>>>>

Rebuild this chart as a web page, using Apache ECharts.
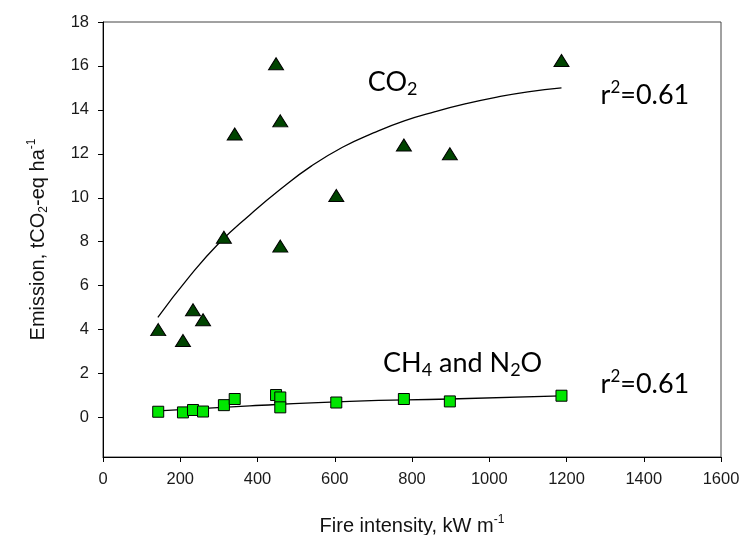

<<<<
>>>>

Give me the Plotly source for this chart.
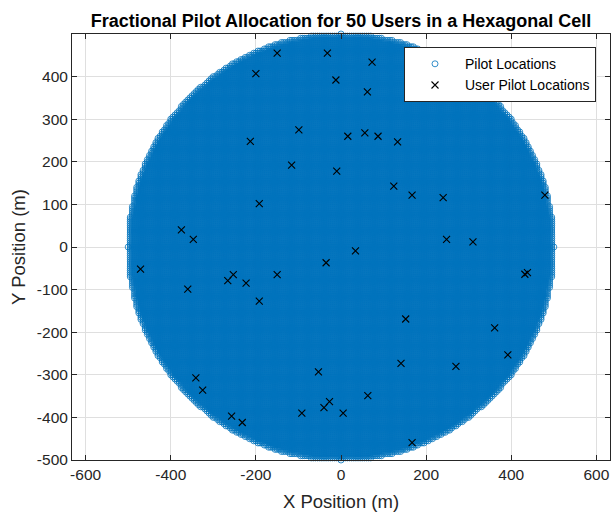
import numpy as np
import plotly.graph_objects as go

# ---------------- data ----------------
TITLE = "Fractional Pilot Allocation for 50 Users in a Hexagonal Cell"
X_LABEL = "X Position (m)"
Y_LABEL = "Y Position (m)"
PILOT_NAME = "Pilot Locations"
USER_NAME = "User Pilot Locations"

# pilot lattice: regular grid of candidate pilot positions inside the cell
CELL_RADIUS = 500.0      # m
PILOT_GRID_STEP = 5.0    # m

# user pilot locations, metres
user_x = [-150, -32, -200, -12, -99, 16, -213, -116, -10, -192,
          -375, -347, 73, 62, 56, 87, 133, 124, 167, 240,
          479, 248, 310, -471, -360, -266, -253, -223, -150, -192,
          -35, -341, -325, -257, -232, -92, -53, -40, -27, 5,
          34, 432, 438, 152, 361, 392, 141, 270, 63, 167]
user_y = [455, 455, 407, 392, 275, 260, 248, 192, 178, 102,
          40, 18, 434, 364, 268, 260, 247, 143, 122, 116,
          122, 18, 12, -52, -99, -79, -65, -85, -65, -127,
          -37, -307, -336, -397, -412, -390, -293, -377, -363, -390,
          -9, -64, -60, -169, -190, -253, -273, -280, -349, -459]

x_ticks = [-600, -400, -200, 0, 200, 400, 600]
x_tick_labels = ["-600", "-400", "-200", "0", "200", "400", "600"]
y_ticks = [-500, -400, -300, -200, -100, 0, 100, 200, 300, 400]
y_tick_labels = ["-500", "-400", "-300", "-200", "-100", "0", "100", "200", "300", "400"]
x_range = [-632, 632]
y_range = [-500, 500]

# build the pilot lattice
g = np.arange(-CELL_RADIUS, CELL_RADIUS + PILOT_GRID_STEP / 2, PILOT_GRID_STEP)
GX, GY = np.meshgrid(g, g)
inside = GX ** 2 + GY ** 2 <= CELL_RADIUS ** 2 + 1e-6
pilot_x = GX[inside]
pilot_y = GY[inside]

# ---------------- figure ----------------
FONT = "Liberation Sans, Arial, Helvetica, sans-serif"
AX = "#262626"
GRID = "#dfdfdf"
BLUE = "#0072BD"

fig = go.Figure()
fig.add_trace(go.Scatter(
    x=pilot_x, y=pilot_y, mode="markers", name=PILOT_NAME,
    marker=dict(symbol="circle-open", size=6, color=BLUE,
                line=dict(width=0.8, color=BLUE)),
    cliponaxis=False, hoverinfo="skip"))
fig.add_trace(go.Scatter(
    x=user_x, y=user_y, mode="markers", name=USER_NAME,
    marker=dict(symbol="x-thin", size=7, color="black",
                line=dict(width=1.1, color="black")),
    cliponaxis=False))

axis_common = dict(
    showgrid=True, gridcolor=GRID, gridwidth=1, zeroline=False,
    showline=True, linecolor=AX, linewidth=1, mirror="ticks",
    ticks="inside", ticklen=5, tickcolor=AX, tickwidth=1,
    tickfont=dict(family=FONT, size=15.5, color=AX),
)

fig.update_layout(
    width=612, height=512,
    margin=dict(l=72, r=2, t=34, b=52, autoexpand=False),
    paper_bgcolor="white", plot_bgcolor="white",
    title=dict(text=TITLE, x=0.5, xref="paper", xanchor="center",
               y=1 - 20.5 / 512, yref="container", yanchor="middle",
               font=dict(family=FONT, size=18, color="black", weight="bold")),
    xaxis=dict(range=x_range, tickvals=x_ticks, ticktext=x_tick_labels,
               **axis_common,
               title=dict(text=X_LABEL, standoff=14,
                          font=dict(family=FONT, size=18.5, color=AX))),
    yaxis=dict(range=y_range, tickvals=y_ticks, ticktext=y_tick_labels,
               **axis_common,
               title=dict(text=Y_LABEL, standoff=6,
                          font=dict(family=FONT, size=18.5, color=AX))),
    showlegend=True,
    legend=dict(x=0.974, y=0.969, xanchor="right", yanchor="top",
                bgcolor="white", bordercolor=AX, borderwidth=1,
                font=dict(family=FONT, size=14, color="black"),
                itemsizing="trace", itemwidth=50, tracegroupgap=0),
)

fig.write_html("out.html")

<<<<
>>>>

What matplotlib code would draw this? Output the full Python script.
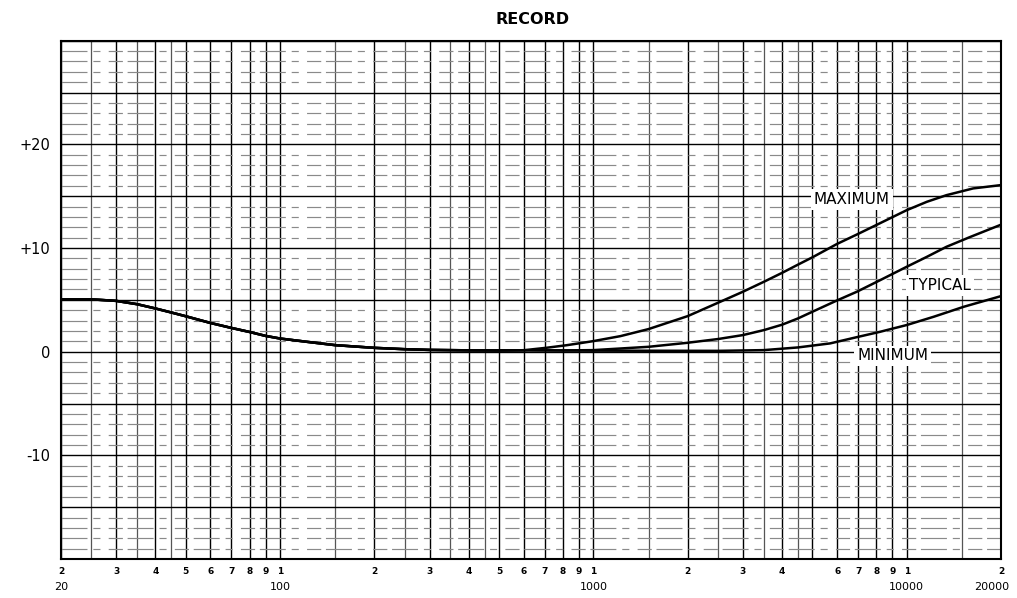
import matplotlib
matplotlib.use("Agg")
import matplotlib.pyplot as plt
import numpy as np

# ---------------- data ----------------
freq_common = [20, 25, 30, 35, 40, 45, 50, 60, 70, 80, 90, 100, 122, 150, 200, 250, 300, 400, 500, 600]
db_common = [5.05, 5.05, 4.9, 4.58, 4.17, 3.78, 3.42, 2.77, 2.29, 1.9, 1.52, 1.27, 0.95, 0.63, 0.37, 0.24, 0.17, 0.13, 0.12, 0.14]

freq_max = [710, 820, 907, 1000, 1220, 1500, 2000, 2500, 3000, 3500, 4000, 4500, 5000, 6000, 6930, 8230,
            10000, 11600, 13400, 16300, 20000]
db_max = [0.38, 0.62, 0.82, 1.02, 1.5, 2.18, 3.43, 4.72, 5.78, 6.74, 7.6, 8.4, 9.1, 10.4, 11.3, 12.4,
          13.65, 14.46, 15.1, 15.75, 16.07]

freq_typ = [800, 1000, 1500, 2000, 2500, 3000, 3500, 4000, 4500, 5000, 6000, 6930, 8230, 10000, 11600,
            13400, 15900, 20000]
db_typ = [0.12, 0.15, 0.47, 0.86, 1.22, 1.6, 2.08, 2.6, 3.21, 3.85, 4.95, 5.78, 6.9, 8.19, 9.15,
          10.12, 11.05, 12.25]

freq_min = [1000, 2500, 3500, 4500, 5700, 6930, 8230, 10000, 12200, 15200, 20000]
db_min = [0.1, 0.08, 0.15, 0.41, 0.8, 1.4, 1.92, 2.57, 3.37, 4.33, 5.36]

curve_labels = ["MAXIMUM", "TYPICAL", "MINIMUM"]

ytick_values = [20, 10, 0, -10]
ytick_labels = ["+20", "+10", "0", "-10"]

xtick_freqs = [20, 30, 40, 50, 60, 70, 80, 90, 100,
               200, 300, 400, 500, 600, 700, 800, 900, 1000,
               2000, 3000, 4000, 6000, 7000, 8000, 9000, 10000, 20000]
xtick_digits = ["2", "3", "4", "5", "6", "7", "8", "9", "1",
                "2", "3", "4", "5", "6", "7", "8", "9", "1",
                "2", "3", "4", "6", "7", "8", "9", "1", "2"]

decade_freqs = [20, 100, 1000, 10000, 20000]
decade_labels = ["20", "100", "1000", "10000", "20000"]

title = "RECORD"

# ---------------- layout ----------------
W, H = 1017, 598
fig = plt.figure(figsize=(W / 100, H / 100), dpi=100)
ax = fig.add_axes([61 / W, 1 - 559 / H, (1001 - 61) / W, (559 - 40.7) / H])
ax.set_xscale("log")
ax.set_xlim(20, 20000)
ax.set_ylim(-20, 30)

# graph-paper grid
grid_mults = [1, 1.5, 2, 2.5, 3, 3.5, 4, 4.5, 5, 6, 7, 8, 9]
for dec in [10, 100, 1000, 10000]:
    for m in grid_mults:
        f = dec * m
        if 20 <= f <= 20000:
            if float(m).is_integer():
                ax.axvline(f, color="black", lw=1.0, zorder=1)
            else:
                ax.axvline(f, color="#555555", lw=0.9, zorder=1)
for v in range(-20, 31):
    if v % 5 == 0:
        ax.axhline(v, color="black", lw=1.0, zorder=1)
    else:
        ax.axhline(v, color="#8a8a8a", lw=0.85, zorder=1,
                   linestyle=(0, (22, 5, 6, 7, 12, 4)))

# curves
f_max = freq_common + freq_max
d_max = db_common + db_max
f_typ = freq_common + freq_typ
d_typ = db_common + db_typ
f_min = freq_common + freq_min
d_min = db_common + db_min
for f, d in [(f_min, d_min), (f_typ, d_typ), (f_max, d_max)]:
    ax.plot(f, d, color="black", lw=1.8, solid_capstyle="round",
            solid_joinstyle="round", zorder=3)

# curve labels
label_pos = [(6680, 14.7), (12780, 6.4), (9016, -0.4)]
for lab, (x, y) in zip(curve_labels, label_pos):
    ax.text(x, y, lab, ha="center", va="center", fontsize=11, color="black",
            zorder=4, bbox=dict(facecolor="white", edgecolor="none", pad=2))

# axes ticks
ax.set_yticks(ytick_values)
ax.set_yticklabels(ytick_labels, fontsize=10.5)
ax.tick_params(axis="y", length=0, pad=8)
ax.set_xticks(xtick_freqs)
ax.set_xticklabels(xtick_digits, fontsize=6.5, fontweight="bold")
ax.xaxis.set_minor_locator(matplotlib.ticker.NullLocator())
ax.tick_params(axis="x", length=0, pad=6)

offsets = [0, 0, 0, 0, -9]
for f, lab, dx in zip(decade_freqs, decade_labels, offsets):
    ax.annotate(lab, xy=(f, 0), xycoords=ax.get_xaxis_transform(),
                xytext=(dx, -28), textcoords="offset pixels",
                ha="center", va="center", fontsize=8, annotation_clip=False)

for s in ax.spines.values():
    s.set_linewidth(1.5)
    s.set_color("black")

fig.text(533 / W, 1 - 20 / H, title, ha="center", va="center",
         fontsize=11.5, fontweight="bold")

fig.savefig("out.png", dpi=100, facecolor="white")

<<<<

§ Problem details: Output word for word the lines running from the one containing "What matplotlib code" to the one containing "0.13, 0.12, 0.14]", both included, leaving out the pictures.

§ Full answer:
What matplotlib code would draw this? Output the full Python script.
import matplotlib
matplotlib.use("Agg")
import matplotlib.pyplot as plt
import numpy as np

# ---------------- data ----------------
freq_common = [20, 25, 30, 35, 40, 45, 50, 60, 70, 80, 90, 100, 122, 150, 200, 250, 300, 400, 500, 600]
db_common = [5.05, 5.05, 4.9, 4.58, 4.17, 3.78, 3.42, 2.77, 2.29, 1.9, 1.52, 1.27, 0.95, 0.63, 0.37, 0.24, 0.17, 0.13, 0.12, 0.14]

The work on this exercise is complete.